=== What is expected ===
Begin at the first line of the data and copy each line through the one containing "const cx = d => x(d) + x.bandwidth() / 2;", that line included, with no pictures.

=== Information given ===
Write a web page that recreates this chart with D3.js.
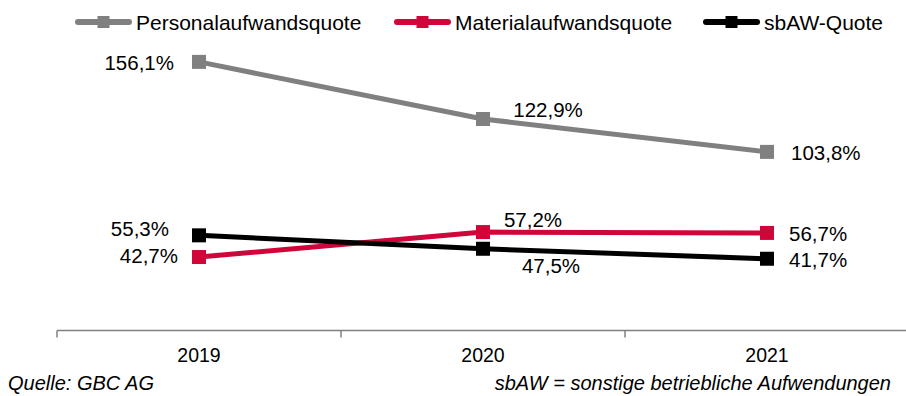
<!DOCTYPE html>
<html>
<head>
<meta charset="utf-8">
<script src="https://cdn.jsdelivr.net/npm/d3@7/dist/d3.min.js"></script>
<style>
  html, body { margin: 0; padding: 0; background: #fff; }
  svg { display: block; font-family: "Liberation Sans", Arial, sans-serif; }
</style>
</head>
<body>
<svg id="chart" width="906" height="396"></svg>
<script>
// Kennzahlen je Geschäftsjahr (in % der Umsatzerlöse)
const years = ["2019", "2020", "2021"];
const personal = [156.1, 122.9, 103.8];
const material = [42.7, 57.2, 56.7];
const sbaw = [55.3, 47.5, 41.7];
const seriesNames = ["Personalaufwandsquote", "Materialaufwandsquote", "sbAW-Quote"];
const seriesColors = ["#808080", "#D0063A", "#000000"];

const fmt = v => d3.format(".1f")(v).replace(".", ",") + "%";
const FS = 20.5;

const svg = d3.select("#chart");
const plot = { left: 57, right: 909, top: 21, bottom: 330.5 };

const x = d3.scaleBand().domain(years).range([plot.left, plot.right]).padding(0);
const y = d3.scaleLinear().domain([0, 180]).range([plot.bottom, plot.bottom - 180 * 1.7208]);
const cx = d => x(d) + x.bandwidth() / 2;

// Kategorienachse mit Trennstrichen zwischen den Jahren
const gAxis = svg.append("g").attr("transform", `translate(0,${plot.bottom})`);
gAxis.append("line").attr("x1", plot.left).attr("x2", 906).attr("y1", 0).attr("y2", 0)
  .attr("stroke", "#808080").attr("stroke-width", 1.5);
const bounds = [plot.left].concat(years.map(d => x(d) + x.bandwidth()));
gAxis.selectAll("line.sep").data(bounds).join("line").attr("class", "sep")
  .attr("x1", d => d).attr("x2", d => d).attr("y1", 0).attr("y2", 7)
  .attr("stroke", "#808080").attr("stroke-width", 1.5);
gAxis.selectAll("text.cat").data(years).join("text").attr("class", "cat")
  .attr("x", d => cx(d)).attr("y", 31).attr("text-anchor", "middle")
  .attr("font-size", 19.5).attr("fill", "#000").text(d => d);

const data = [personal, material, sbaw];
const line = d3.line().x((d, i) => cx(years[i])).y(d => y(d));

// Linien mit quadratischen Markern
data.forEach((vals, k) => {
  svg.append("path").datum(vals).attr("d", line)
    .attr("fill", "none").attr("stroke", seriesColors[k]).attr("stroke-width", 5)
    .attr("stroke-linejoin", "round");
  svg.selectAll(null).data(vals).join("rect")
    .attr("x", (d, i) => cx(years[i]) - 7).attr("y", d => y(d) - 7)
    .attr("width", 14).attr("height", 14).attr("fill", seriesColors[k]);
});

// Datenbeschriftungen: [dx, Grundlinien-Versatz, Ausrichtung] je Punkt
const labelPos = [
  [[-25, 8, "end"], [65, -2, "middle"], [24, 8, "start"]],
  [[-21, 6, "end"], [50, -5, "middle"], [22, 8, "start"]],
  [[-30, 1, "end"], [68, 24, "middle"], [22, 8, "start"]]
];
data.forEach((vals, k) => {
  svg.selectAll(null).data(vals).join("text")
    .attr("x", (d, i) => cx(years[i]) + labelPos[k][i][0])
    .attr("y", (d, i) => y(d) + labelPos[k][i][1])
    .attr("text-anchor", (d, i) => labelPos[k][i][2])
    .attr("font-size", FS).attr("fill", "#000")
    .text(d => fmt(d));
});

// Legende
const legendX = [76, 395, 704];
const lg = svg.append("g");
seriesNames.forEach((name, k) => {
  const g = lg.append("g").attr("transform", `translate(${legendX[k]},22)`);
  g.append("line").attr("x1", 2).attr("x2", 53).attr("y1", 0).attr("y2", 0)
    .attr("stroke", seriesColors[k]).attr("stroke-width", 6).attr("stroke-linecap", "round");
  g.append("rect").attr("x", 21.5).attr("y", -6).attr("width", 12).attr("height", 12).attr("fill", seriesColors[k]);
  g.append("text").attr("x", 60).attr("y", 7.5)
    .attr("font-size", 21).attr("fill", "#000").text(name);
});

// Fußzeile
svg.append("text").attr("x", 8).attr("y", 390).attr("font-size", 20)
  .attr("font-style", "italic").attr("fill", "#000").text("Quelle: GBC AG");
svg.append("text").attr("x", 891).attr("y", 390).attr("font-size", 20)
  .attr("text-anchor", "end").attr("font-style", "italic").attr("fill", "#000")
  .text("sbAW = sonstige betriebliche Aufwendungen");
</script>
</body>
</html>
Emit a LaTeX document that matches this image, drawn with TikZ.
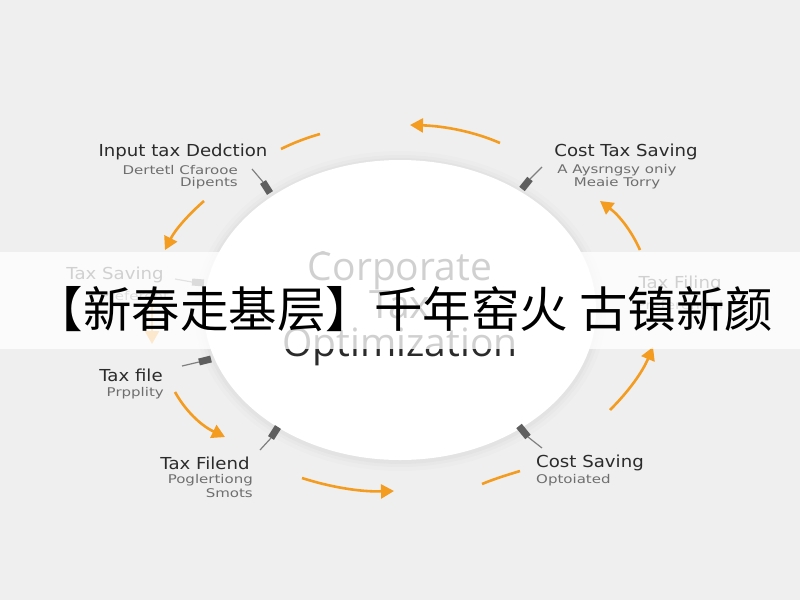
\documentclass[tikz,border=0pt]{standalone}
\usepackage{fontspec}
\setmainfont{Open Sans}
\newfontfamily\lblfont[FakeStretch=1.1]{DejaVu Sans}
\newfontfamily\sublblfont[FakeStretch=1.25]{DejaVu Sans}
\newfontfamily\cjk{Noto Sans CJK SC}
\usetikzlibrary{arrows.meta,shapes.geometric}
\definecolor{bg}{HTML}{EFEFEF}
\definecolor{org}{HTML}{F39C1F}
\definecolor{lab}{HTML}{2B2B2B}
\definecolor{sublab}{HTML}{6E6E6E}
\definecolor{pinc}{HTML}{5F5F5F}
\tikzset{
 lbl/.style={text=lab, font=\lblfont\fontsize{16.5}{18}\selectfont, inner sep=0pt},
 sublbl/.style={text=sublab, font=\sublblfont\fontsize{12}{13}\selectfont, inner sep=0pt},
 centertxt/.style={text=lab, font=\fontsize{39}{40}\selectfont, inner sep=0pt, anchor=base},
 flow/.style={draw=org, line width=2.6pt, -{Triangle[length=13pt,width=14pt]}},
 flowseg/.style={draw=org, line width=2.6pt},
 pinbody/.style={draw=pinc, line width=7pt},
 pinwire/.style={draw=pinc!80, line width=1.2pt},
}
\begin{document}
\begin{tikzpicture}[x=1pt,y=-1pt]
\path[use as bounding box, fill=bg] (0,0) rectangle (800,600);
% soft glow round the central ellipse
\foreach \d/\o in {10/0.012,6/0.015,3/0.02}{
  \fill[black, opacity=\o] (400,311) ellipse ({196+\d} and {150+\d});
}
\node[draw=none, fill=white, ellipse, minimum width=392pt, minimum height=300pt, inner sep=0pt] (hub) at (400,310) {};
% center text
\node[centertxt] (t1) at (400,280) {Corporate};
\node[centertxt] (t2) at (400,318) {Tax};
\node[centertxt] (t3) at (400,356) {Optimization};
% labels
\node[lbl] (l1) at (183,152) {Input tax Dedction};
\node[sublbl, anchor=east] (l1a) at (238,170) {Dertetl Cfarooe};
\node[sublbl, anchor=east] (l1b) at (238,183) {Dipents};
\node[lbl] (l2) at (626,152) {Cost Tax Saving};
\node[sublbl] (l2a) at (617,170) {A Aysrngsy oniy};
\node[sublbl] (l2b) at (617,183) {Meaie Torry};
\node[lbl] (l3) at (115,275) {Tax Saving};
\node[sublbl, anchor=west] (l3a) at (100,296) {Preferent};
\node[lbl] (l7) at (680,284) {Tax Filing};
\node[sublbl] (l7a) at (680,305) {Preferential};
\node[lbl] (l4) at (131,375) {Tax file};
\node[sublbl, anchor=east] (l4a) at (164,393) {Prpplity};
\node[lbl] (l5) at (205,463) {Tax Filend};
\node[sublbl, anchor=east] (l5a) at (253,480) {Poglertiong};
\node[sublbl, anchor=east] (l5b) at (253,493) {Smots};
\node[lbl, anchor=west] (l6) at (536,463) {Cost Saving};
\node[sublbl, anchor=west] (l6a) at (536,480) {Optoiated};
% pins
\coordinate (p1a) at (270,193); \coordinate (p1b) at (263,182); \coordinate (p1c) at (252,169);
\coordinate (p2a) at (522,189); \coordinate (p2b) at (530,179); \coordinate (p2c) at (542,167);
\coordinate (p3a) at (211,359); \coordinate (p3b) at (199,362); \coordinate (p3c) at (182,366);
\coordinate (p4a) at (278,427); \coordinate (p4b) at (271,438); \coordinate (p4c) at (260,450);
\coordinate (p5a) at (519,426); \coordinate (p5b) at (528,437); \coordinate (p5c) at (542,448);
\coordinate (p6a) at (204,283); \coordinate (p6b) at (192,282); \coordinate (p6c) at (175,279);
\foreach \p in {1,...,6}{
  \draw[pinbody] (p\p a) -- (p\p b);
  \draw[pinwire] (p\p b) -- (p\p c);
}
% flow arrows
\coordinate (a1s) at (500,143); \coordinate (a1e) at (410,125);
\coordinate (s1s) at (281,149); \coordinate (s1e) at (320,134);
\coordinate (a2s) at (204,201); \coordinate (a2e) at (165,250);
\coordinate (a3s) at (152,300); \coordinate (a3e) at (152,344);
\coordinate (a4s) at (175,392); \coordinate (a4e) at (225,437);
\coordinate (a5s) at (302,478); \coordinate (a5e) at (394,491);
\coordinate (s2s) at (482,484); \coordinate (s2e) at (520,471);
\coordinate (a6s) at (610,410); \coordinate (a6e) at (653,347);
\coordinate (a7s) at (640,250); \coordinate (a7e) at (600,201);
\draw[flow] (a1s) .. controls (475,132) and (445,126) .. (a1e);
\draw[flowseg] (s1s) .. controls (293,143) and (306,138) .. (s1e);
\draw[flow] (a2s) .. controls (188,215) and (175,230) .. (a2e);
\draw[flow] (a3s) -- (a3e);
\draw[flow] (a4s) .. controls (185,410) and (200,425) .. (a4e);
\draw[flow] (a5s) .. controls (330,487) and (360,492) .. (a5e);
\draw[flowseg] (s2s) .. controls (494,479) and (507,475) .. (s2e);
\draw[flow] (a6s) .. controls (628,392) and (642,373) .. (a6e);
\draw[flow] (a7s) .. controls (632,232) and (620,216) .. (a7e);
% translucent banner
\fill[white, opacity=0.78] (0,252) rectangle (800,349);
\node[text=black, font=\cjk\fontsize{48.5}{50}\selectfont, inner sep=0pt] (ban) at (404,309) {【新春走基层】千年窑火 古镇新颜};
\end{tikzpicture}
\end{document}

=== Response to the exercise ===
Write a web page that recreates this chart with D3.js.
<!DOCTYPE html>
<html>
<head>
<meta charset="utf-8">
<script src="https://cdn.jsdelivr.net/npm/d3@7/dist/d3.min.js"></script>
<style>
  html, body { margin: 0; padding: 0; background: #fff; }
  svg { display: block; font-family: "Liberation Sans", Arial, sans-serif; }
</style>
</head>
<body>
<svg id="chart" width="906" height="396"></svg>
<script>
// Kennzahlen je Geschäftsjahr (in % der Umsatzerlöse)
const years = ["2019", "2020", "2021"];
const personal = [156.1, 122.9, 103.8];
const material = [42.7, 57.2, 56.7];
const sbaw = [55.3, 47.5, 41.7];
const seriesNames = ["Personalaufwandsquote", "Materialaufwandsquote", "sbAW-Quote"];
const seriesColors = ["#808080", "#D0063A", "#000000"];

const fmt = v => d3.format(".1f")(v).replace(".", ",") + "%";
const FS = 20.5;

const svg = d3.select("#chart");
const plot = { left: 57, right: 909, top: 21, bottom: 330.5 };

const x = d3.scaleBand().domain(years).range([plot.left, plot.right]).padding(0);
const y = d3.scaleLinear().domain([0, 180]).range([plot.bottom, plot.bottom - 180 * 1.7208]);
const cx = d => x(d) + x.bandwidth() / 2;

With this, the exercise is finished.